A hundred years later times have changed—and with it, peoples’ tastes. The public began to expect more than generic plonk from big coops, and that expectation opened the door for small growers to start making their own wines—wines with tradition and quality. A sort of wine renaissance came over Languedoc, and today it is treasure chest of regional varietals produced in authentic style.
Red varietals like grenache, syrah, mourvedre, cinsault, and carignan dominate and they are generally blended in some combination. The same reds are used to produce roses. France produces about a quarter of the world’s rose. Languedoc accounts for a third of that.
Whites include grenache blanc, marsanne, roussanne, piquepoul, and vermentino. The crisp acidity of many Languedoc whites make them ideal matches for the wonderful local seafood—especially the oysters and mussels lining the nearby coast. And as for sparkling wines, Languedoc was making bubbly a hundred years before the monks in Champagne—Mon Dieu!

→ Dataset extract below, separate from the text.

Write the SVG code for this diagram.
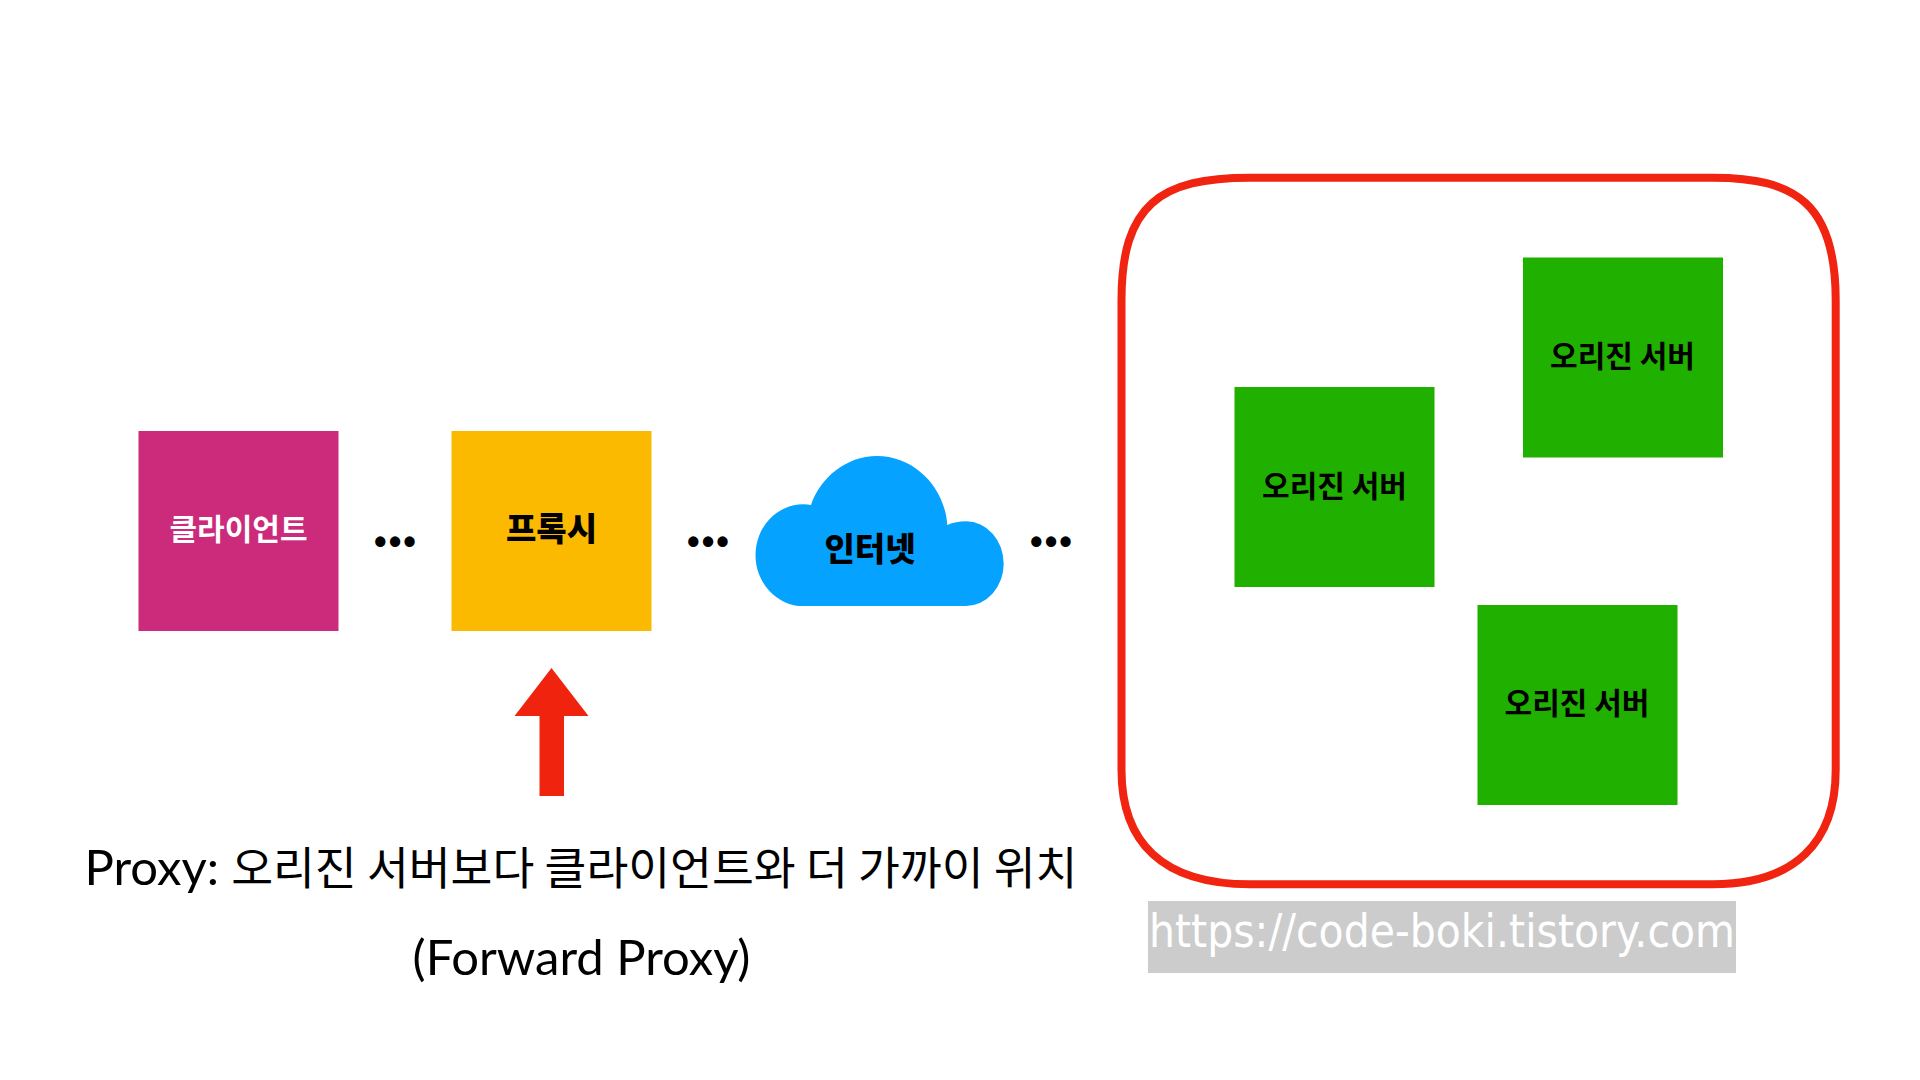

Languedoc is still a Cinderella appellation—but today she has transformed herself into the belle of the ball.
Steve Prati, Franklin-based wine consultant
Four to Try
Le Jade Picpoul de Pinet, $12.00
90+ Rosé de Languedoc, $13.00
Domaine de Familenque, $15.00
Gerard Bertrand Tautavel red blend, $17.00
Mourvedre (aka mataro and monastrell) is a traditional red varietal in Languedoc—and many other parts of Europe. Generally used for blending—it is the “M” in “GSM” (Grenache/Syrah/Mourvedre.)
Mourvedre brings body and texture to the mix along with flavors of dark fruit, pepper, and smoke. The dark-skinned grapes are high in tannin so the juice is often given extra time barrel time for mellowing.
Mourvedre-based wines can vary greatly depending on where they are made—and they are made everywhere from Europe to Australia, to California. If you are a fan of big wines like cabernet sauvignon, there is a good chance that you will fall for this robust grape with so many names.